Great post, awesome stuff. In terms of follow up emails, I personally just make sure to follow up within 24 hours of the interview, not necessarily the same day. Just a personal preference since I like to take my time and come up with a less rigid and more personal thank you for each interviewer. Really minor detail, but great post.

Alright, Alright, Alright...

May 22, 2014

For most of my interviews, calls inviting me back (after first round) or with offers/dings (after final round) came at 9-11pm the same day. I wanted thank you's out before then.

For general networking events, 24 hours or end of following day are fine rules. When (not if) one slips through the cracks, it's usually better late than never. That said, if you let one go two weeks or something, you may be dead to that person regardless.

May 22, 2014

Interesting. I never heard back this quickly when I was offered a job or dinged. Maybe I should adjust my rules next time I interview. Thanks for the heads up.

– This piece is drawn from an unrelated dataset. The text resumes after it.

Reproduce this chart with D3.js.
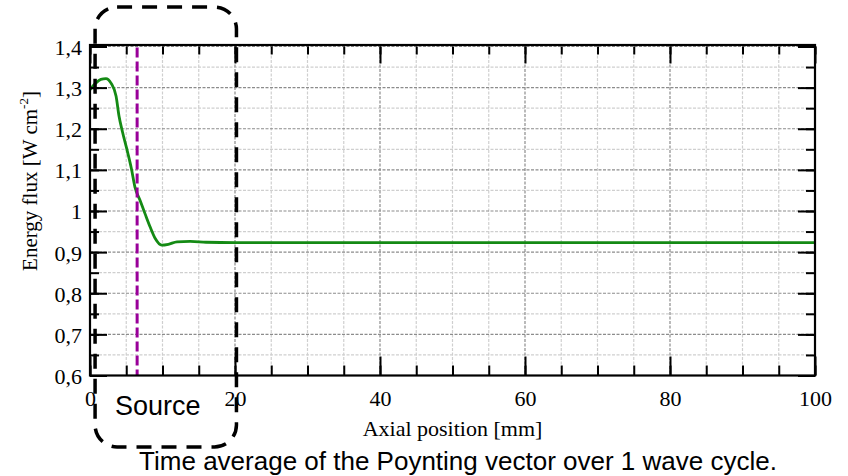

Alright, Alright, Alright...

May 22, 2014

Were you doing undergrad or MBA recruiting? I can't speak to undergrad recruiting, but the MBA recruiting process is very regimented. That may explain some of the differences we are seeing here.

May 22, 2014

I completely agree. For interviews, if you're going to send a thank you email (which you should), you absolutely need to send it the day of the interview since results are often communicated that evening. For general networking follow-up emails, my rule was 24-48 hours.

May 22, 2014

Great post! I'd agree with the follow up comments mentioned above, the thank you notes/emails should be short and sincere.

obscurity is forever, and so is interest

May 25, 2014

Last, but not least, send a followup email the same day thanking your interviewer for their time.

Does this apply for banking interviews too (ugrads)? I find it a bit eager beaver to send such an email and never heard of this practice before.

May 25, 2014
smashzR:

Last, but not least, send a followup email the same day thanking your interviewer for their time.

Does this apply for banking interviews too (ugrads)? I find it a bit eager beaver to send such an email and never heard of this practice before.

Are you asking about not sending an email at all? Your interviewer is spending an hour, or more likely an entire day + travel to come meet you and your classmates. A brief email thanking them for their time and for sharing some of their experience with you is just common courtesy.

May 25, 2014
brj:
smashzR:

Last, but not least, send a followup email the same day thanking your interviewer for their time.

Does this apply for banking interviews too (ugrads)? I find it a bit eager beaver to send such an email and never heard of this practice before.

Are you asking about not sending an email at all? Your interviewer is spending an hour, or more likely an entire day + travel to come meet you and your classmates. A brief email thanking them for their time and for sharing some of their experience with you is just common courtesy.

I am talking about just summer internships, when you are invited to a first-round at a BB office.